Stated task: Give back all the data exactly, line by line.

Data provided:
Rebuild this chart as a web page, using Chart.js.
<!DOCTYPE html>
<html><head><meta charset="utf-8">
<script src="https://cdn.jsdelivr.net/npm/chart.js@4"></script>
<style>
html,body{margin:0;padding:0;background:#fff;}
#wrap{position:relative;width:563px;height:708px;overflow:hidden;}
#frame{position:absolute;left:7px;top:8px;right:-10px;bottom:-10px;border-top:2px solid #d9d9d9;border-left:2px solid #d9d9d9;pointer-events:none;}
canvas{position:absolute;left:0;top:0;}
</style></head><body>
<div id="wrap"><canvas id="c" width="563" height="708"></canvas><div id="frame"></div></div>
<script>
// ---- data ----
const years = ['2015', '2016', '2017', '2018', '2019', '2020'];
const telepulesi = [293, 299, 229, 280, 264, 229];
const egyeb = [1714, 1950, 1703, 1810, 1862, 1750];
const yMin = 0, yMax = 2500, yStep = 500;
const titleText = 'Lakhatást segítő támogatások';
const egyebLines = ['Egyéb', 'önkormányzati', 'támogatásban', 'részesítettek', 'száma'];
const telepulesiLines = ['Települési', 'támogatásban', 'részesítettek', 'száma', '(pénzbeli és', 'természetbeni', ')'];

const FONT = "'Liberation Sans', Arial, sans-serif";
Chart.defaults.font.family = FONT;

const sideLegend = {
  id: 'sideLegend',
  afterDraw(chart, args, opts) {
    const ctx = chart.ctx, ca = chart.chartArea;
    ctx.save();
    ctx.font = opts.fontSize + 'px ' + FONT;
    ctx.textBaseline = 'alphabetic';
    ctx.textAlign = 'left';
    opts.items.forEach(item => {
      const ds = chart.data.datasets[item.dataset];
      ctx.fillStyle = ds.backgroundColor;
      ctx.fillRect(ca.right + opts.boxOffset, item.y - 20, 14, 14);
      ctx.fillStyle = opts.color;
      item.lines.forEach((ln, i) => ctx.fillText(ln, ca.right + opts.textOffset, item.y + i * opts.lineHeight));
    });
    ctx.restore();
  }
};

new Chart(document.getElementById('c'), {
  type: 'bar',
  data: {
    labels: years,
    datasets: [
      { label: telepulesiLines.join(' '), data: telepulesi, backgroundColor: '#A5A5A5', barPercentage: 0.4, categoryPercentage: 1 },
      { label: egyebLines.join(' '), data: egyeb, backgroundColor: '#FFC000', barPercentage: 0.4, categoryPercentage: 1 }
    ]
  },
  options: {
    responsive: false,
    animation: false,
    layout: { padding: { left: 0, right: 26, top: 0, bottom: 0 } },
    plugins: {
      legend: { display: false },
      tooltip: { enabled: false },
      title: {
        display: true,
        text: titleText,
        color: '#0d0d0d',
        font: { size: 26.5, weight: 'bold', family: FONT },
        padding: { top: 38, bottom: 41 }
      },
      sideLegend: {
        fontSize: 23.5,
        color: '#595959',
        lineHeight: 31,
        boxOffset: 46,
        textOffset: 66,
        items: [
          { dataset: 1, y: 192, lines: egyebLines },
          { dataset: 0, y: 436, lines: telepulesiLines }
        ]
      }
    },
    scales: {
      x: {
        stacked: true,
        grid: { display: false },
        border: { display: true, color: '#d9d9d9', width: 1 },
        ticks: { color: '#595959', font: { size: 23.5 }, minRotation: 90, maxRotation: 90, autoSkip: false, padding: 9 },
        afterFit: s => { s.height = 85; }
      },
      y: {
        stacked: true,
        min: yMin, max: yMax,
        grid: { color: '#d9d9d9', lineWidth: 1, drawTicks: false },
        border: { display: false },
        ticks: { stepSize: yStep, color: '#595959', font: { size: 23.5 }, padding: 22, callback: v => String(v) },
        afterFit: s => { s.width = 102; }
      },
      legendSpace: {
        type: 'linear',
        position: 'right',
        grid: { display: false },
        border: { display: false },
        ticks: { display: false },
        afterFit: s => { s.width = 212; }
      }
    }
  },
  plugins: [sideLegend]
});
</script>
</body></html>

Response to this exercise:
Rebuild this chart as a web page, using Chart.js.
<!DOCTYPE html>
<html><head><meta charset="utf-8">
<script src="https://cdn.jsdelivr.net/npm/chart.js@4"></script>
<style>
html,body{margin:0;padding:0;background:#fff;}
#wrap{position:relative;width:563px;height:708px;overflow:hidden;}
#frame{position:absolute;left:7px;top:8px;right:-10px;bottom:-10px;border-top:2px solid #d9d9d9;border-left:2px solid #d9d9d9;pointer-events:none;}
canvas{position:absolute;left:0;top:0;}
</style></head><body>
<div id="wrap"><canvas id="c" width="563" height="708"></canvas><div id="frame"></div></div>
<script>
// ---- data ----
const years = ['2015', '2016', '2017', '2018', '2019', '2020'];
const telepulesi = [293, 299, 229, 280, 264, 229];
const egyeb = [1714, 1950, 1703, 1810, 1862, 1750];
const yMin = 0, yMax = 2500, yStep = 500;
const titleText = 'Lakhatást segítő támogatások';
const egyebLines = ['Egyéb', 'önkormányzati', 'támogatásban', 'részesítettek', 'száma'];
const telepulesiLines = ['Települési', 'támogatásban', 'részesítettek', 'száma', '(pénzbeli és', 'természetbeni', ')'];

const FONT = "'Liberation Sans', Arial, sans-serif";
Chart.defaults.font.family = FONT;

const sideLegend = {
  id: 'sideLegend',
  afterDraw(chart, args, opts) {
    const ctx = chart.ctx, ca = chart.chartArea;
    ctx.save();
    ctx.font = opts.fontSize + 'px ' + FONT;
    ctx.textBaseline = 'alphabetic';
    ctx.textAlign = 'left';
    opts.items.forEach(item => {
      const ds = chart.data.datasets[item.dataset];
      ctx.fillStyle = ds.backgroundColor;
      ctx.fillRect(ca.right + opts.boxOffset, item.y - 20, 14, 14);
      ctx.fillStyle = opts.color;
      item.lines.forEach((ln, i) => ctx.fillText(ln, ca.right + opts.textOffset, item.y + i * opts.lineHeight));
    });
    ctx.restore();
  }
};

new Chart(document.getElementById('c'), {
  type: 'bar',
  data: {
    labels: years,
    datasets: [
      { label: telepulesiLines.join(' '), data: telepulesi, backgroundColor: '#A5A5A5', barPercentage: 0.4, categoryPercentage: 1 },
      { label: egyebLines.join(' '), data: egyeb, backgroundColor: '#FFC000', barPercentage: 0.4, categoryPercentage: 1 }
    ]
  },
  options: {
    responsive: false,
    animation: false,
    layout: { padding: { left: 0, right: 26, top: 0, bottom: 0 } },
    plugins: {
      legend: { display: false },
      tooltip: { enabled: false },
      title: {
        display: true,
        text: titleText,
        color: '#0d0d0d',
        font: { size: 26.5, weight: 'bold', family: FONT },
        padding: { top: 38, bottom: 41 }
      },
      sideLegend: {
        fontSize: 23.5,
        color: '#595959',
        lineHeight: 31,
        boxOffset: 46,
        textOffset: 66,
        items: [
          { dataset: 1, y: 192, lines: egyebLines },
          { dataset: 0, y: 436, lines: telepulesiLines }
        ]
      }
    },
    scales: {
      x: {
        stacked: true,
        grid: { display: false },
        border: { display: true, color: '#d9d9d9', width: 1 },
        ticks: { color: '#595959', font: { size: 23.5 }, minRotation: 90, maxRotation: 90, autoSkip: false, padding: 9 },
        afterFit: s => { s.height = 85; }
      },
      y: {
        stacked: true,
        min: yMin, max: yMax,
        grid: { color: '#d9d9d9', lineWidth: 1, drawTicks: false },
        border: { display: false },
        ticks: { stepSize: yStep, color: '#595959', font: { size: 23.5 }, padding: 22, callback: v => String(v) },
        afterFit: s => { s.width = 102; }
      },
      legendSpace: {
        type: 'linear',
        position: 'right',
        grid: { display: false },
        border: { display: false },
        ticks: { display: false },
        afterFit: s => { s.width = 212; }
      }
    }
  },
  plugins: [sideLegend]
});
</script>
</body></html>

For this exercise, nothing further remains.